Et ne parlons pas non plus du tristement célèbre contenu téléchargeable consistant en une seule et unique armure. Pour son cheval. Oui, Bethesda a produit d’autres DLC, y compris une excellente expansion appelée Shivering Isles, mais cette armure pour cheval offerte sous la forme d’un contenu payant est encore, 11 ans après les faits, considérée comme l’un des pires exemples de ce qui ne fonctionne pas dans l’industrie du jeu vidéo.
Faut-il aussi mentionner l’hilarante capacité de bonifier ses capacités athlétiques à un point tel qu’il devient possible de franchir des niveaux complets en courant plus vite que les monstres, et donc sans devoir jamais sortir son épée? Ou encore la fâcheuse tendance des monstres à gagner en puissance à mesure que le joueur monte de niveau, et ce à un point tel qu’un gobelin donnant du fil à retordre au niveau 5 est toujours aussi menaçant au niveau 40?

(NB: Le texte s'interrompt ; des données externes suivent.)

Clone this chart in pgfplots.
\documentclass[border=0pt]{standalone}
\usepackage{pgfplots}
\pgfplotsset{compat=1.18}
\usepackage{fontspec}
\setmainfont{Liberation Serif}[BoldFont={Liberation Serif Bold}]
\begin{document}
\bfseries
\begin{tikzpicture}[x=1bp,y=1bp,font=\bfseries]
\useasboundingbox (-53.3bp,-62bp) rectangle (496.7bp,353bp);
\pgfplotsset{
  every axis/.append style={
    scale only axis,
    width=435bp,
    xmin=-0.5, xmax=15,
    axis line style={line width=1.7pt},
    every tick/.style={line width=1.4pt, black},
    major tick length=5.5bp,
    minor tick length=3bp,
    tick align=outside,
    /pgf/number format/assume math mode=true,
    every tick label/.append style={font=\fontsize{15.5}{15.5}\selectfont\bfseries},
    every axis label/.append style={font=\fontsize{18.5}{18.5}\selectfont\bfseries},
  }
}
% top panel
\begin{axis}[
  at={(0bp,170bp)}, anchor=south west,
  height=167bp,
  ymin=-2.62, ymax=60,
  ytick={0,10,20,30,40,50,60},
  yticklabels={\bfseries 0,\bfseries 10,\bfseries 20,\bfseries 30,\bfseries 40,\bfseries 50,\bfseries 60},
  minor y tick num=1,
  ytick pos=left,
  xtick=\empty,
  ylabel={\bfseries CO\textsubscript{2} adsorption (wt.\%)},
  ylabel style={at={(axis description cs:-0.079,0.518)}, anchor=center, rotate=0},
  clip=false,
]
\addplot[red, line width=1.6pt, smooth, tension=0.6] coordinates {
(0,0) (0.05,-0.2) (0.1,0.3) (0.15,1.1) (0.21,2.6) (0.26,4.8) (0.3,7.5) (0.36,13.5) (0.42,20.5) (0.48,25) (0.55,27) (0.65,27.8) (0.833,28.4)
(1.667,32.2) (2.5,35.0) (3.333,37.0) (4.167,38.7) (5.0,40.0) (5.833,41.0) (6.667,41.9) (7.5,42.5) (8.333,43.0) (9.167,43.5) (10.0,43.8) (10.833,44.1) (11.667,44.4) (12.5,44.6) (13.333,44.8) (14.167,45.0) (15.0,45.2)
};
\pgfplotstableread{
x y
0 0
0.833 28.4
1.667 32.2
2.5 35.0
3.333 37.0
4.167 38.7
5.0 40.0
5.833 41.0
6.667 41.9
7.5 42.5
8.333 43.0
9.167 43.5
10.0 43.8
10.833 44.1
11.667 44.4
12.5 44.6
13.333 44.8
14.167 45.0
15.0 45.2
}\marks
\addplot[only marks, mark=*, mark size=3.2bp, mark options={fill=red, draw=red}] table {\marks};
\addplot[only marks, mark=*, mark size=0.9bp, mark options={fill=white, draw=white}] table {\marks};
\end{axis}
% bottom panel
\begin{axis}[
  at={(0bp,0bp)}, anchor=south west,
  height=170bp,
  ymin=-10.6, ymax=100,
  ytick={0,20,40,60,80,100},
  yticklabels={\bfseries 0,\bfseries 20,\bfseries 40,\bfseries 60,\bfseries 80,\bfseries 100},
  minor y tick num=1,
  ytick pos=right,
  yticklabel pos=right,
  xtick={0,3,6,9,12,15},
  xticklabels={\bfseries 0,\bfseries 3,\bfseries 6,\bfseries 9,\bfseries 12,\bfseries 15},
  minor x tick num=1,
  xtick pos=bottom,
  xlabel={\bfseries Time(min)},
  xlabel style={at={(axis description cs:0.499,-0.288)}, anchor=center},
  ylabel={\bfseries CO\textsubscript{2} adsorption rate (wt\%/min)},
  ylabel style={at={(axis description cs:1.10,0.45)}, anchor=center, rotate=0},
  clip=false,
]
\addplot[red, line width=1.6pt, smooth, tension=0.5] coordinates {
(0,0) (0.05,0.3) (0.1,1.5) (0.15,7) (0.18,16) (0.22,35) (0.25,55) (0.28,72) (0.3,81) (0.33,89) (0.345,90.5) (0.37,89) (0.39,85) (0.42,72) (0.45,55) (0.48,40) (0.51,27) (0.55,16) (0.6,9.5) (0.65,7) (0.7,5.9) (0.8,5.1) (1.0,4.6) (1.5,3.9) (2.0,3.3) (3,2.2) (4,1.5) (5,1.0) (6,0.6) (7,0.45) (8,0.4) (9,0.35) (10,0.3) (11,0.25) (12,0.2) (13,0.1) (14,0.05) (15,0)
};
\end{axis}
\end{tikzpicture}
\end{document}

Mais il serait facile de continuer de casser du sucre sur le dos d’Oblivion. Pourtant, pour l’époque, le jeu était audacieux. Le titre a ses problèmes, oui – et beaucoup de problèmes, même, mais certains de ses aspects étaient franchement excellents. Visuellement, le jeu impressionnait en 2006. Idem pour certaines villes, donjons et autres cachettes à découvrir et explorer. Et que dire de l’excellente expansion Shivering Isles, avec ses personnages complètement fous et sa quête de longue haleine?

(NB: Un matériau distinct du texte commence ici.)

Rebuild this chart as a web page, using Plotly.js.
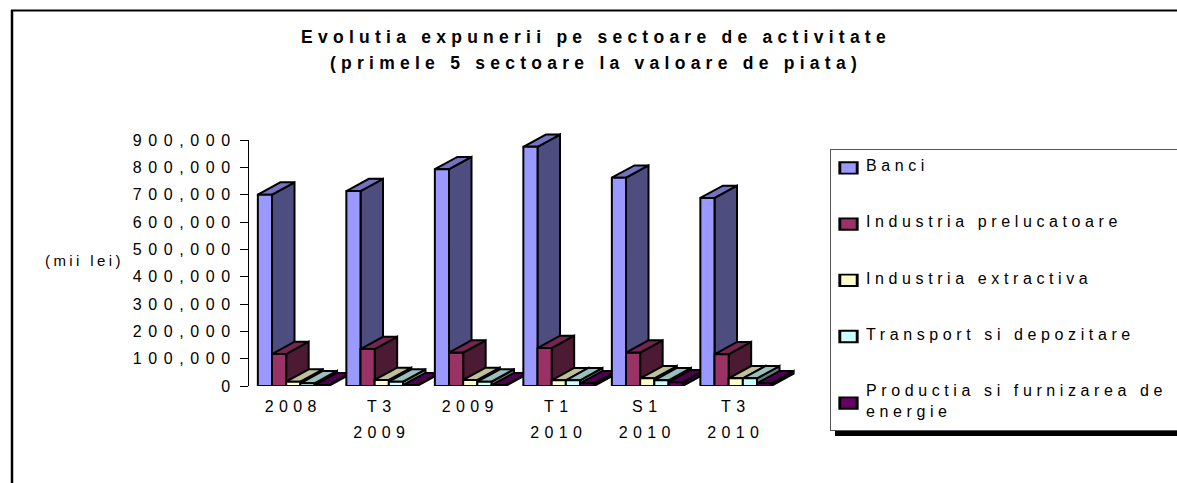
<!DOCTYPE html>
<html>
<head>
<meta charset="utf-8">
<script src="https://cdn.plot.ly/plotly-3.0.1.min.js"></script>
<style>
html,body{margin:0;padding:0;background:#fff;overflow:hidden}
.gtitle{letter-spacing:5.25px}
.y2tick text{letter-spacing:6.6px}
.x2tick text{letter-spacing:5.4px}
.legendtext{letter-spacing:4.6px;transform:translate(-5px,-2px)}
.annotation-text{letter-spacing:3.4px}
.legendpoints path{transform:translate(17.5px,1px) scale(1.45,.95)!important}
</style>
</head>
<body>
<div id="chart" style="width:1177px;height:483px"></div>
<script>
const categories = ["2008","T3<br>2009","2009","T1<br>2010","S1<br>2010","T3<br>2010"];
const banci = [700000,713000,793000,875000,762000,688000];
const prelucratoare = [117000,135000,122000,139000,122000,116000];
const extractiva = [16000,22000,22000,21000,28000,28000];
const transport = [10000,16000,16000,21000,21000,28000];
const energie = [3000,3000,3000,10000,14000,10000];
const seriesNames = ["Banci","Industria prelucatoare","Industria extractiva","Transport si depozitare","Productia si furnizarea de<br>energie"];
const seriesValues = [banci,prelucratoare,extractiva,transport,energie];
const frontColors = ["#9999FF","#993366","#FFFFCC","#CCFFFF","#660066"];
const topColors = ["#7373BF","#732650","#BFBF99","#99BFBF","#4D004D"];
const sideColors = ["#4D4D80","#4D1A33","#808066","#668080","#330033"];

const W=1177,H=483;
const px=x=>x/W, py=y=>(H-y)/H;
const plotL=249,plotR=780,plotT=140,plotB=386;
const yMax=900000;
const bargap=0.2;
const barW=(1-bargap)/seriesValues.length;
const catPx=(plotR-plotL)/categories.length;
const valPx=(plotB-plotT)/yMax;
const depthX=22.5/catPx;
const depthY=12.3/valPx;
const xPad=0.4, yPad=100000;

const traces=[];
const poly=(xs,ys,color)=>({type:"scatter",mode:"lines",x:xs.concat(xs[0]),y:ys.concat(ys[0]),fill:"toself",fillcolor:color,
  line:{color:"#000",width:2,simplify:false},hoverinfo:"skip",showlegend:false,xaxis:"x",yaxis:"y"});
categories.forEach((c,i)=>{
  seriesValues.forEach((vals,s)=>{
    const v=vals[i];
    const l=i-(1-bargap)/2+s*barW, r=l+barW;
    traces.push(poly([r,r,r+depthX,r+depthX],[0,v,v+depthY,depthY],sideColors[s]));
    traces.push(poly([l,r,r+depthX,l+depthX],[v,v,v+depthY,v+depthY],topColors[s]));
  });
});
seriesValues.forEach((vals,s)=>{
  traces.push({type:"bar",name:seriesNames[s],x:categories.map((c,i)=>i),y:vals,xaxis:"x2",yaxis:"y2",
    legendgroup:"g"+s,marker:{color:frontColors[s],line:{color:"#000",width:2}},
    hovertemplate:"%{y:,d}<extra>"+seriesNames[s]+"</extra>"});
});

const domX=[px(plotL),px(plotR)],domY=[py(plotB),py(plotT)];
const font={family:'"Liberation Sans",Arial,sans-serif',color:"#000"};
const layout={
  width:W,height:H,paper_bgcolor:"#fff",plot_bgcolor:"rgba(0,0,0,0)",
  margin:{l:0,r:0,t:0,b:0,pad:0,autoexpand:false},
  barmode:"group",bargap:bargap,bargroupgap:0,
  title:{text:'<span style="font-size:17.5px">Evolutia expunerii pe sectoare de activitate</span><br><span style="font-size:17.5px">(primele 5 sectoare la valoare de piata)</span>',
    x:px(596),xanchor:"center",xref:"paper",y:py(43),yanchor:"top",yref:"container",
    font:Object.assign({},font,{size:20,weight:700})},
  xaxis:{domain:[px(plotL),px(plotR+xPad*catPx)],range:[-0.5,categories.length-0.5+xPad],visible:false,anchor:"y"},
  yaxis:{domain:[py(plotB),py(plotT-yPad*valPx)],range:[0,yMax+yPad],visible:false,anchor:"x"},
  xaxis2:{domain:domX,range:[-0.5,categories.length-0.5],tickmode:"array",tickvals:categories.map((c,i)=>i),
    ticktext:categories.map(c=>c.split("<br>").map(t=>'<span style="font-size:16px">'+t+'</span>').join("<br>")),
    tickfont:Object.assign({},font,{size:20}),ticks:"",showline:false,showgrid:false,zeroline:false,anchor:"y2",ticklabelstandoff:5,tickangle:0},
  yaxis2:{domain:domY,range:[0,yMax],dtick:100000,tick0:0,tickformat:",d",tickfont:Object.assign({},font,{size:16}),
    ticks:"outside",ticklen:8,tickwidth:1,tickcolor:"#000",showline:true,linecolor:"#000",linewidth:1,showgrid:false,zeroline:false,anchor:"x2"},
  showlegend:true,
  legend:{x:px(830),xanchor:"left",y:py(149),yanchor:"top",bgcolor:"#fff",bordercolor:"#555",borderwidth:1,
    traceorder:"grouped",tracegroupgap:32.4,font:Object.assign({},font,{size:16}),entrywidth:360,entrywidthmode:"pixels",itemclick:false,itemdoubleclick:false},
  shapes:[
    {type:"rect",xref:"paper",yref:"paper",x0:px(835),x1:1,y0:py(436),y1:py(420),fillcolor:"#000",line:{width:0}},
    {type:"line",xref:"paper",yref:"paper",x0:px(11),x1:1,y0:py(10.5),y1:py(10.5),line:{color:"#000",width:2}},
    {type:"line",xref:"paper",yref:"paper",x0:px(12),x1:px(12),y0:py(10),y1:0,line:{color:"#000",width:2.5}}
  ],
  annotations:[{xref:"paper",yref:"paper",x:px(84),y:py(260),xanchor:"center",yanchor:"middle",showarrow:false,text:"(mii lei)",font:Object.assign({},font,{size:15})}]
};
Plotly.newPlot("chart",traces,layout,{displayModeBar:false});
</script>
</body>
</html>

Oblivion n’est pas un classique. Coincé entre aïeul qui attire son lot de nostalgie quasi-religieuse et un descendant qui a abâtardi plusieurs concepts de jeu, certes, mais qui s’est ouvert au monde avec ses modifications par milliers et ses décors plus diversifiés, le jeu tient encore debout, mais son souvenir risque de s’effacer rapidement.